Another implementation issue is how to make the credentials configurable per request in the AWS client without needing to create a new client (with associated connection pools and executors) for each request. Looking at the code, it calls the credentials provider for each request, so (unfortunately) the best way might be to use a thread local to wrapper the calls with the correct credentials.
That’s actually not quite true, the base AWS SDK request type supports setting a credential provider per request. The client credential provider is only called and used if the request doesn’t have one set directly by the time execution is starting, so there shouldn’t be a strict need for using a client level ThreadLocal to make that possible.
@pettyjamesm You're right, the request object passed to each method extends AmazonWebServiceRequest
which has setRequestCredentialsProvider()
. Thanks for pointing that out, it makes this much easier.
I think the better method would be withRequestCredentialsProvider()
as it would allow for a small modification of the builder chain of each new <method>Request()
(ex here).

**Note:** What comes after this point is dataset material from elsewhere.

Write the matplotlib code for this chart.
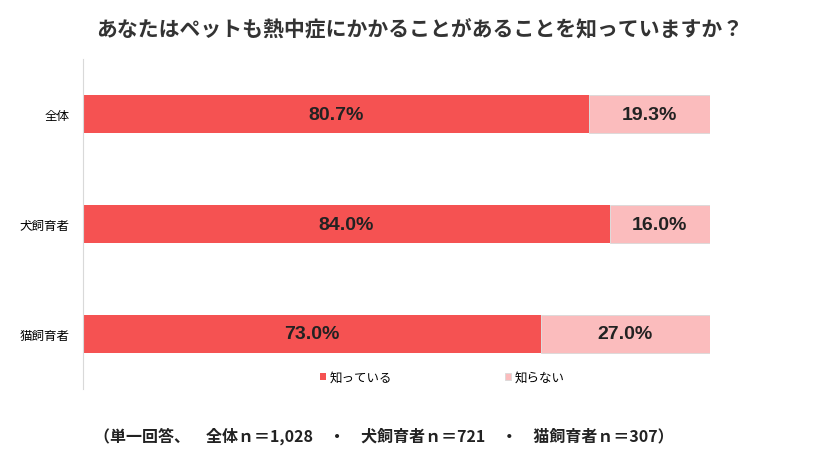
import matplotlib.pyplot as plt

plt.rcParams['font.family'] = ['Noto Sans CJK JP', 'DejaVu Sans']

categories = ['全体', '犬飼育者', '猫飼育者']
know = [80.7, 84.0, 73.0]
not_know = [19.3, 16.0, 27.0]
series_names = ['知っている', '知らない']
colors = ['#F55252', '#FBBCBD']

fig = plt.figure(figsize=(8.4, 4.56), dpi=100)
ax = fig.add_axes([0.099, 0.145, 0.746, 0.723])

y = range(len(categories))
ax.barh(y, know, height=0.35, color=colors[0], label=series_names[0])
ax.barh(y, not_know, left=know, height=0.35, color=colors[1], label=series_names[1],
        edgecolor='#D9D9D9', linewidth=0.6)
for i in y:
    ax.text(know[i] / 2, i, f'{know[i]:.1f}%', ha='center', va='center',
            fontsize=14, fontweight='bold', color='#222222', family='Liberation Sans')
    ax.text(know[i] + not_know[i] / 2, i, f'{not_know[i]:.1f}%', ha='center', va='center',
            fontsize=14, fontweight='bold', color='#222222', family='Liberation Sans')

ax.set_xlim(0, 100)
ax.set_ylim(2.5, -0.5)
ax.set_yticks(list(y))
ax.set_yticklabels(categories, fontsize=9)
ax.set_xticks([])
ax.tick_params(axis='y', length=0, pad=10)
for s in ['top', 'right', 'bottom']:
    ax.spines[s].set_visible(False)
ax.spines['left'].set_color('#D9D9D9')

ax.legend(loc='center left', bbox_to_anchor=(0.36, 0.035), ncol=2, frameon=False,
          fontsize=9, handlelength=0.5, handleheight=0.5, handletextpad=0.3,
          columnspacing=9)

fig.text(0.5, 0.935, 'あなたはペットも熱中症にかかることがあることを知っていますか？',
         ha='center', va='center', fontsize=15, fontweight='bold', color='#333333')
fig.text(0.112, 0.043, '（単一回答、　全体ｎ＝1,028　・　犬飼育者ｎ＝721　・　猫飼育者ｎ＝307）',
         ha='left', va='center', fontsize=11.5, fontweight='bold', color='#222222')

fig.savefig('out.png', dpi=100)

Regardless, it definitely looks like we can set it on a per request basis.
Instead of setting the glue
metastore on a LocalThread object, we could then create a credentials factory and get the credential provider by specifying a PrincipalPrivileges
class with each method. However I'm thinking that it would require us to modify the HiveMetastore
interface to pass the PrincipalPrivileges
. The other idea is to create the thread local GlueHiveMetastore
and initialize it with the AsyncGlueClient
and a set of custom credentials for that specific user/transaction then attach the credentials to each request.
Personally I think I like the latter better as it wouldn't require such extensive changes to the interface unless you see another way that I am missing?
Agreed, the with
version is better as it allows chaining.
Rather than changing the HiveMetastore
interface, I think we should proceed with the HiveMetastoreFactory
idea where we create it once per transaction, after making the required changes to HiveConnector.beginTransaction()

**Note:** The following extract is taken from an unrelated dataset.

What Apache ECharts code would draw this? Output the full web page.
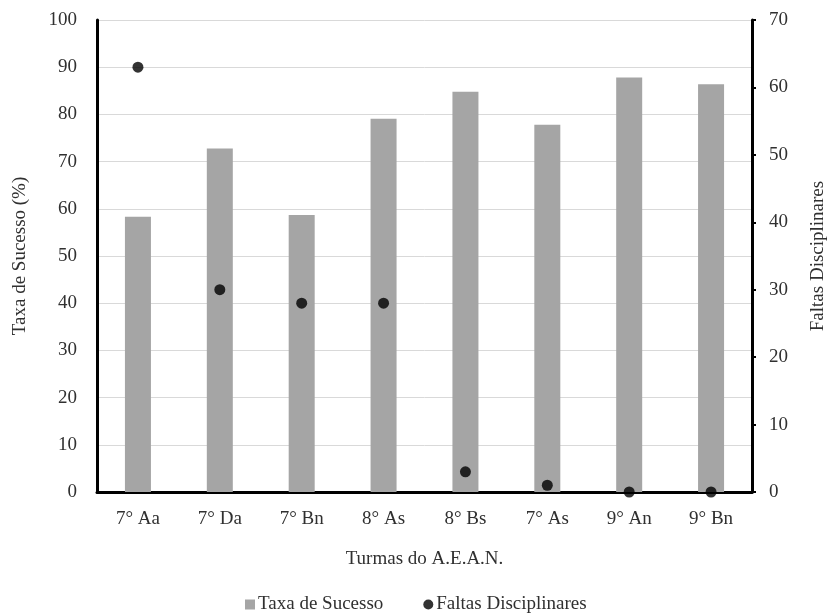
<!DOCTYPE html>
<html>
<head>
<meta charset="utf-8">
<script src="https://cdn.jsdelivr.net/npm/echarts@6/dist/echarts.min.js"></script>
<style>html,body{margin:0;padding:0;background:#fff}#c{width:836px;height:615px}</style>
</head>
<body>
<div id="c"></div>
<script>
const categories = ['7° Aa', '7° Da', '7° Bn', '8° As', '8° Bs', '7° As', '9° An', '9° Bn'];
const taxaSucesso = [58.3, 72.8, 58.7, 79.1, 84.8, 77.8, 87.8, 86.4];
const faltasDisciplinares = [63, 30, 28, 28, 3, 1, 0, 0];

const FONT = 'Liberation Serif';
const TXT = '#303030';
const FS = 19;
const chart = echarts.init(document.getElementById('c'), null, {renderer: 'canvas'});
chart.setOption({
  animation: false,
  backgroundColor: '#fff',
  textStyle: {fontFamily: FONT, color: TXT},
  grid: {left: 97, right: 76, top: 20, bottom: 123, containLabel: false},
  legend: {
    top: 590, left: 240, itemGap: 40, itemWidth: 10, itemHeight: 10,
    textStyle: {fontFamily: FONT, fontSize: FS, color: TXT, padding: [0, 0, 0, -2]},
    data: [
      {name: 'Taxa de Sucesso', icon: 'rect'},
      {name: 'Faltas Disciplinares', icon: 'circle'}
    ]
  },
  xAxis: {
    type: 'category', data: categories,
    name: 'Turmas do A.E.A.N.', nameLocation: 'middle', nameGap: 58,
    nameTextStyle: {fontFamily: FONT, fontSize: FS, color: TXT},
    axisLine: {lineStyle: {color: '#000', width: 3}},
    axisTick: {show: false},
    axisLabel: {fontFamily: FONT, fontSize: FS, color: TXT, margin: 18}
  },
  yAxis: [
    {
      type: 'value', min: 0, max: 100, interval: 10,
      name: 'Taxa de Sucesso (%)', nameLocation: 'middle', nameGap: 67, nameRotate: 90,
      nameTextStyle: {fontFamily: FONT, fontSize: FS, color: TXT},
      axisLine: {show: true, lineStyle: {color: '#000', width: 3}},
      axisTick: {show: false},
      axisLabel: {fontFamily: FONT, fontSize: FS, color: TXT, margin: 20},
      splitLine: {lineStyle: {color: '#d9d9d9', width: 1}}
    },
    {
      type: 'value', min: 0, max: 70, interval: 10, position: 'right',
      name: 'Faltas Disciplinares', nameLocation: 'middle', nameGap: 57, nameRotate: 90,
      nameTextStyle: {fontFamily: FONT, fontSize: FS, color: TXT},
      axisLine: {show: true, lineStyle: {color: '#000', width: 3}},
      axisTick: {show: true, inside: false, length: 4, lineStyle: {color: '#000', width: 2}},
      axisLabel: {fontFamily: FONT, fontSize: FS, color: TXT, margin: 17},
      splitLine: {show: false}
    }
  ],
  series: [
    {
      name: 'Taxa de Sucesso', type: 'bar', yAxisIndex: 0, data: taxaSucesso,
      barWidth: 26, itemStyle: {color: '#a5a5a5'}
    },
    {
      name: 'Faltas Disciplinares', type: 'scatter', yAxisIndex: 1, data: faltasDisciplinares,
      symbol: 'circle', symbolSize: 11, itemStyle: {color: '#000'}, z: 5
    }
  ]
});
</script>
</body>
</html>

to pass the session. I can look into the difficulty of changing the transaction manager to allow this.
There's a circular dependency on passing ConnectorSession
to Connector.beginTransaction()
. The session contains catalog session properties, which have to be validated using ConnectorAccessControl.checkCanSetCatalogSessionProperty()
before the session is created.
When using AWS Glue as the metastore for Hive, it would be useful to be able to assume different IAM roles for different users. It would allow for system administrators the ability to create and delete tables while regular users are only allowed to query from said tables. Another use is when doing a
SHOW SCHEMAS IN hive
query, one can set the IAM role to only list tables that the user has permissions to read. See this AWS document for some more in-depth examples. It would keep all of the permissions inside of the AWS ecosystem instead of creating another authentication layer inside of Presto.Right now, Presto assumes the role attached to the instance to make glue API calls giving everyone in the cluster access to the same permissions.

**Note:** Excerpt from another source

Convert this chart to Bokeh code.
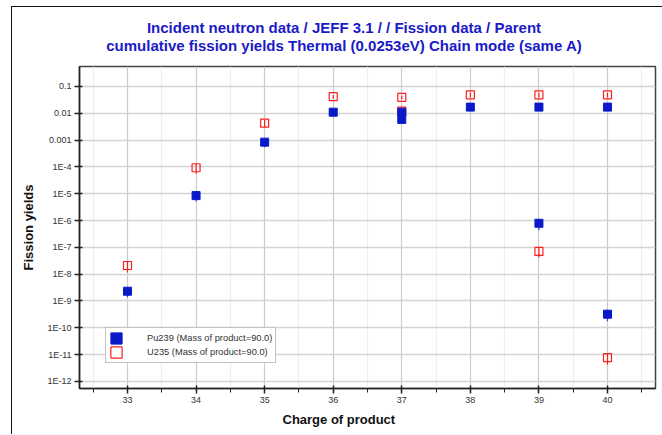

My initial idea is to modify the metastore connector to be similar to that of the FileSystem class where a new client is created with every unique request (unique in this case would probably be via user). The system would be similar to the S3 authentication where one can specific
hive.use-instance-credentials
or specify a custom credential provider for the class to use.Would this be a feature that would be possible to implement in Presto? I'm thinking it would have to happen metastore object is called but I'm not sure what the implications for other metastores and how to handle the fact that others will be using static system credentials.